Regarding the variable star in the field of SGR 0501+4516.  It is 
located in a close group of three stars with a similar brightness, and 
is the middle one of three.  It's brightness (and coordinates in USNO) 
are contaminated by the two companions.  The brighter star is located 
just 2.0"W and 2.5"S from the variable.  On the Palomar plates their 
images almost overlap, and even on the 2MASS infrared CCD images you can 
hardly put the nail between 'em.

So I expect some difficulties for the observations with the amateur 
equipment, especially for those observatories located at the low 
elevation above sea level.  Perhaps if you have seeing worse than 2.5" 
or even 2", you won't be able to separate the two stars.  I think Arne 
will correct me, but in this case it can be possible to report the joint 
magnitude of two stars, as it was done in the past for the Novae getting 
fainter than their close neighbor.

For you to better understand what I'm talking about, please take a look 
at Palomar and 2MASS images of the field on my web page 
<http://hea.iki.rssi.ru/~denis/SGR0501+4516.html> devoted to this 
object.  Top three pictures are animations of different Palomar plates 
and have 101"x101" field of view at 2x magnification, i.e. 2 pixels per 
arcsec.  (Hint: if you're tired of animation, hit [Esc] in your browser, 
and pictures will stop blinkin').  The Big Picture is a color-combined 
BRIR Palomar image with 10'x10' FOV and scale 1" per pixel (i.e., no 
zoom).  The very bottom picture is a pseudocolor Infrared image with 
100"x100" field of view, and again at 2x magnification, just like the 
first three.

Note that the third (North-Eastern) component is very red on Palomar 
plates, but rather faint on 2MASS images.  This star is the closest one 
to the Swift X-ray position, but still outside the 90% confidence error 
circle.

Actually the variable and its two components are present in 2MASS 
catalogue, but at the limit of sensitivity.  Only the South-Western star 
has all three magnitudes (J, H and K) accurate to better than 0.1m:

-----------------------------------------------------------
Obj 2MASS Identifier  J mag Error  H mag Error  K mag Error
-----------------------------------------------------------
S/W 05010624+4516246 14.822 0.076 14.062 0.070 13.845 0.064
VAR 05010648+4516274 14.407  N/A  14.435 0.072 13.643  N/A
N/E 05010659+4516311 15.244  N/A  15.579 0.137 14.376  N/A
-----------------------------------------------------------

Note: J and K values for VAR (14.407 and 13.643) and N/E star (15.244 
and 14.376) are computed by VizieR, and are not part of the original 
2MASS data.

Den in Moscow

aavso at aavso.org wrote:

> AAVSO Special Notice #120
>
> SGR 0501+4516
> August 25, 2008
>
> Denissenko (GCN 8114) reports on archival
> Palomar Observatory Sky Survey plates, and finds that a star at
>
> 05:01:06.47 +45:16:28.0 (J2000)
> (also known as USNO-B1 1352-0128683), appears to be variable,
> with B ~ 18 and R ~ 16. This object is 7arcsec from the
> XRT position, and therefore formally outside of the error circle.
> Halpern (GCN 8129) reports that 2 hours of MDM monitoring
> found this star to be constant at R=17.16 for the first hour,
> but then monotonically declining to R=17.35 over the next hour.
>
> At R=17, this variable source is within range of most amateur
> CCD systems.
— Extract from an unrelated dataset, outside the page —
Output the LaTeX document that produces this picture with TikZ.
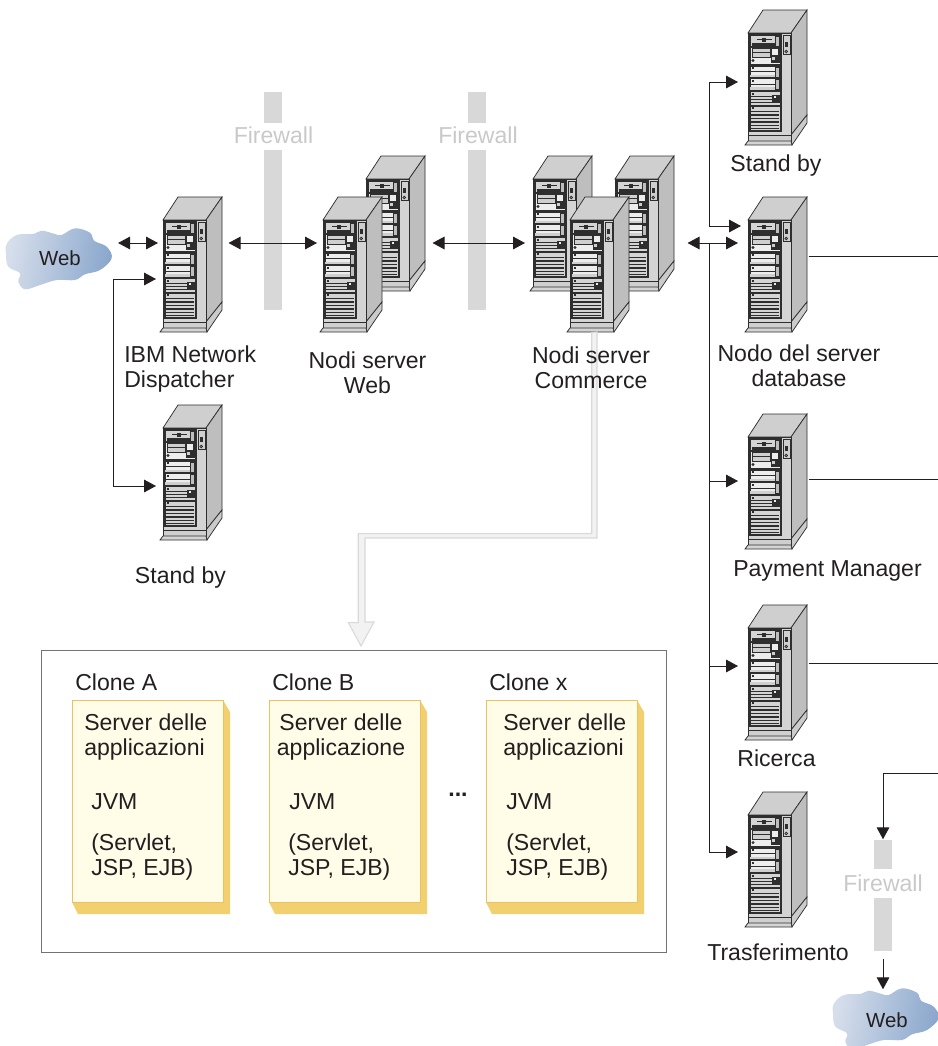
\documentclass[tikz,border=0pt]{standalone}
\usepackage{fontspec}
\setmainfont{Liberation Sans}
\usetikzlibrary{arrows.meta,calc}
\definecolor{ink}{HTML}{231F20}
\definecolor{fw}{HTML}{D8D8D8}
\definecolor{fwtext}{HTML}{C9C9C9}
\definecolor{srvtop}{HTML}{CFCFCF}
\definecolor{srvside}{HTML}{BEBEBE}
\definecolor{srvfront}{HTML}{D4D4D4}
\definecolor{srvpale}{HTML}{EDEDED}
\definecolor{srvdark}{HTML}{2E2E2E}
\definecolor{cardfill}{HTML}{FFFDE8}
\definecolor{cardedge}{HTML}{EDC25E}
\definecolor{cardshadow}{HTML}{F3D06F}
\definecolor{cloudL}{HTML}{D6DEEB}
\definecolor{cloudR}{HTML}{8AA7CC}
\tikzset{
  x=0.75pt,y=-0.75pt,
  lbl/.style={font=\fontsize{17.3}{18.75}\selectfont,text=ink,inner sep=0pt,align=center},
  lbll/.style={lbl,anchor=west,align=left},
  fwlbl/.style={font=\fontsize{17.3}{18.75}\selectfont,text=fwtext,inner sep=0pt},
  weblbl/.style={font=\fontsize{15.3}{18}\selectfont,text=ink,inner sep=0pt},
  fwbar/.style={fill=fw,draw=none},
  link/.style={draw=ink,line width=0.75pt},
  tip/.style={-{Triangle[length=9pt,width=9.5pt]}},
  tips/.style={{Triangle[length=9pt,width=9.5pt]}-{Triangle[length=9pt,width=9.5pt]}},
  srvnode/.style={anchor=north west,minimum width=32.25pt,minimum height=76.5pt,inner sep=0pt,draw=none},
  sl/.style={draw=srvdark,line width=0.55pt},
  card/.style={fill=cardfill,draw=cardedge,line width=0.8pt,anchor=north west,minimum width=113.25pt,minimum height=151.5pt,inner sep=0pt},
  server/.pic={
    \filldraw[sl,fill=srvtop] (0,0)--(15,-23)--(59,-23)--(43,0)--cycle;
    \filldraw[sl,fill=srvside] (43,0)--(59,-23)--(59,82)--(43,102)--cycle;
    \filldraw[sl,fill=srvside!80] (43,102)--(59,82)--(59,90)--(44,112)--(43,108)--cycle;
    \filldraw[sl,fill=srvfront] (0,0) rectangle (43,102);
    \filldraw[sl,fill=srvtop] (0,102) rectangle (43,108);
    \filldraw[sl,fill=srvfront] (-3,112)--(0,108)--(43,108)--(44,112)--cycle;
    \filldraw[sl,fill=srvdark] (1,1) rectangle (33,98);
    % bay 1
    \filldraw[sl,fill=srvfront] (2,2) rectangle (32,13);
    \fill[srvdark] (4,10) rectangle (27,12.5);
    \fill[srvdark] (9,6) rectangle (24,7.2);
    \fill[srvdark] (14,4.5) rectangle (18,8.5);
    \filldraw[sl,fill=srvside] (27,3) rectangle (31,13);
    % bay 2
    \filldraw[sl,fill=srvpale] (2,14) rectangle (32,31.5);
    \filldraw[sl,fill=srvtop] (4,15) rectangle (22,24);
    \draw[sl] (4,19)--(22,19);
    \filldraw[sl,fill=srvdark] (23,15) rectangle (31,29);
    \fill[srvpale] (24,16) rectangle (30,22);
    \fill[srvtop] (24,24) rectangle (27,27);
    \draw[sl] (5,27.5) circle (1);
    % bay 3, 4
    \foreach \t in {33,45.5}{
      \filldraw[sl,fill=srvpale] (2,\t) rectangle (32,\t+11.5);
      \fill[srvdark] (2,\t+5) rectangle (27,\t+6);
      \fill[srvtop] (2,\t+8.5) rectangle (27,\t+11);
      \filldraw[sl,fill=srvside] (27,\t+1) rectangle (31,\t+11);
      \fill[srvdark] (4,\t+1) rectangle (6,\t+3);
    }
    % bay 5
    \filldraw[sl,fill=srvfront] (2,58.5) rectangle (32,72);
    \foreach \t in {63,66,69}{\fill[srvdark] (2,\t) rectangle (32,\t+1);}
    \filldraw[sl,fill=srvdark] (24,62) rectangle (31,68);
    \fill[srvpale] (26,63) rectangle (28,65);
    \fill[srvdark] (4,60) rectangle (6,62);
    % bay 6
    \filldraw[sl,fill=srvfront] (2,73) rectangle (32,97);
    \foreach \t in {77.5,81,84.5,88,91.5,94.5}{\fill[srvdark] (3,\t) rectangle (31,\t+1.5);}
    \fill[srvdark] (4,74) rectangle (6,76);
    % side panel
    \filldraw[sl,fill=srvtop] (35,2) rectangle (42,21);
    \fill[srvdark] (37,9) rectangle (39.5,14);
    \draw[sl] (38.2,18.5) circle (1.3);
  },
  cloud/.pic={
    \shade[left color=cloudL,right color=cloudR,shading angle=80]
      plot[smooth cycle,tension=0.6] coordinates {
      (0.7,13) (10.7,4) (27,3) (35.7,-0.3) (49,3) (55.7,4) (69,-2.7) (84,1.7) (88,9.7)
      (100.7,15.7) (105.7,27.3) (94,39) (79,43.3) (69,49) (50.7,49) (34,54) (19,58.3)
      (12.3,50.7) (14,42.3) (2.3,35.7) (0,24)};
  }
}
\newcommand{\srv}[3]{%
  \pic at (#2,#3) {server};
  \node[srvnode] (#1) at (#2,#3) {};
}
\begin{document}
\begin{tikzpicture}
\useasboundingbox (0,0) rectangle (938,1046);
\clip (0,0) rectangle (938,1046);

% firewalls
\fill[fwbar] (264,92) rectangle (282,123);
\fill[fwbar] (264,150) rectangle (282,310);
\node[fwlbl] (fwA) at (273.5,135) {Firewall};
\fill[fwbar] (468,92) rectangle (486,123);
\fill[fwbar] (468,150) rectangle (486,310);
\node[fwlbl] (fwB) at (478,135) {Firewall};
\fill[fwbar] (874,840) rectangle (892,869);
\fill[fwbar] (874,898) rectangle (892,951);
\node[fwlbl] (fwC) at (883,883) {Firewall};

% clones box
\node[draw=black!55,line width=0.8pt,fill=white,anchor=north west,minimum width=468.75pt,minimum height=226.5pt,inner sep=0pt] (clones) at (41,650) {};

% servers
\srv{disp}{163}{220}
\srv{stdA}{163}{428}
\srv{webB}{366}{179}
\srv{webA}{323}{220}
\srv{comA}{533}{179}
\srv{comB}{615}{179}
\srv{comC}{570}{220}
\srv{stdB}{748}{33}
\srv{db}{748}{220}
\srv{pay}{748}{437}
\srv{ric}{748}{628}
\srv{tra}{748}{815}

% grey flow arrow from Commerce to the clones box
\filldraw[fill=black!5,draw=black!15,line width=0.8pt]
  ($(comC.south)+(0,10)$) -- ++(0,201) -- ++(-233.5,0) -- ++(0,89) -- ++(-10,0)
  -- ($(clones.north west)+(320,-4)$) -- ++(13,-24) -- ++(-9,0) -- ++(0,-84) -- ++(232,0) -- ++(0,-206) -- cycle;

% clouds
\pic at (6,231) {cloud};
\node[weblbl] (webL) at (60,258) {Web};
\pic at (833,991) {cloud};
\node[weblbl] (webR) at (887,1020) {Web};

% connectors
\draw[link,tips] (webL.east |- {$(disp.north west)+(0,23)$}) ++(37,0) -- ($(disp.north west)+(-5,23)$);
\draw[link,tips] ($(disp.north west)+(-7,59)$) -- ++(-43,0) |- ($(stdA.north west)+(-7,58)$);
\draw[link,tips] ($(disp.north east)+(22,23)$) -- ($(webA.north west)+(-6,23)$);
\draw[link,tips] ($(webA.north east)+(66,23)$) -- ($(comA.north west)+(-8,64)$);
\draw[link,tips] ($(comB.north east)+(29,64)$) -- ($(db.north west)+(-10,23)$);
\draw[link,tips] ($(stdB.north west)+(-10,49)$) -- ++(-29,0) |- ($(db.north west)+(-7,6)$);
\coordinate (bus) at ($(db.north west)+(-39,23)$);
\draw[link] (bus) -- ($(tra.north west)+(-39,37)$);
\draw[link,tip] (bus) |- ($(pay.north west)+(-10,44)$);
\draw[link,tip] (bus) |- ($(ric.north west)+(-10,38)$);
\draw[link,tip] (bus) |- ($(tra.north west)+(-10,37)$);
\coordinate (edgeA) at (938,256);
\coordinate (edgeB) at (938,479);
\coordinate (edgeC) at (938,663);
\coordinate (edgeD) at (938,773);
\draw[link] ($(db.north east)+(17,36)$) -- (edgeA);
\draw[link] ($(pay.north east)+(17,42)$) -- (edgeB);
\draw[link] ($(ric.north east)+(17,35)$) -- (edgeC);
\draw[link,tip] (edgeD) -| ($(fwC.north)+(0,-35)$);
\draw[link,tip] ($(fwC.south)+(0,67)$) -- ($(webR.north)+(-4,-23)$);

% labels
\node[lbll] (lDisp) at (124,369.5) {IBM Network\\Dispatcher};
\node[lbl] (lStdA) at (180.5,578) {Stand by};
\node[lbl] (lWeb) at (367.5,373) {Nodi server\\Web};
\node[lbl] (lCom) at (591,367.5) {Nodi server\\Commerce};
\node[lbl] (lStdB) at (776,166) {Stand by};
\node[lbl] (lDb) at (799,365.5) {Nodo del server\\database};
\node[lbl] (lPay) at (827.5,571) {Payment Manager};
\node[lbl] (lRic) at (776.5,758) {Ricerca};
\node[lbl] (lTra) at (778,952) {Trasferimento};

% clone cards
\foreach \cx/\nm/\cl in {72/a/Clone A,269/b/Clone B,486/c/Clone x}{
  \fill[cardshadow] (\cx+151,700) -- (\cx+158,712) -- (\cx+158,914) -- (\cx+6,914) -- (\cx,902) -- cycle;
  \node[card] (card\nm) at (\cx,700) {};
  \node[lbll] (title\nm) at (\cx+3,682) {\cl};
}
\node[lbll] (ca1) at (84,737) {Server delle\\applicazioni};
\node[lbll] (ca2) at (91,802) {JVM};
\node[lbll] (ca3) at (91,857.5) {(Servlet,\\JSP, EJB)};
\node[lbl,anchor=center] (cb1) at (341,737) {Server delle\\applicazione};
\node[lbll] (cb2) at (289,802) {JVM};
\node[lbll] (cb3) at (288,857.5) {(Servlet,\\JSP, EJB)};
\node[lbll] (cc1) at (503,737) {Server delle\\applicazioni};
\node[lbll] (cc2) at (506,802) {JVM};
\node[lbll] (cc3) at (506,857.5) {(Servlet,\\JSP, EJB)};
\node[lbl] (dots) at (458,795) {\textbf{...}};
\end{tikzpicture}
\end{document}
If you have a 30cm or larger telescope, we
> recommend obtaining filtered observations, either V or Rc,
> with at least S/N=20 per image, and monitor the field as long
> per night as possible. For smaller telescopes, go unfiltered.
>
> Report observations of the possible variable star as:
>
> USNO-B1.0 1352-0128683 (AUID 000-BFT-697)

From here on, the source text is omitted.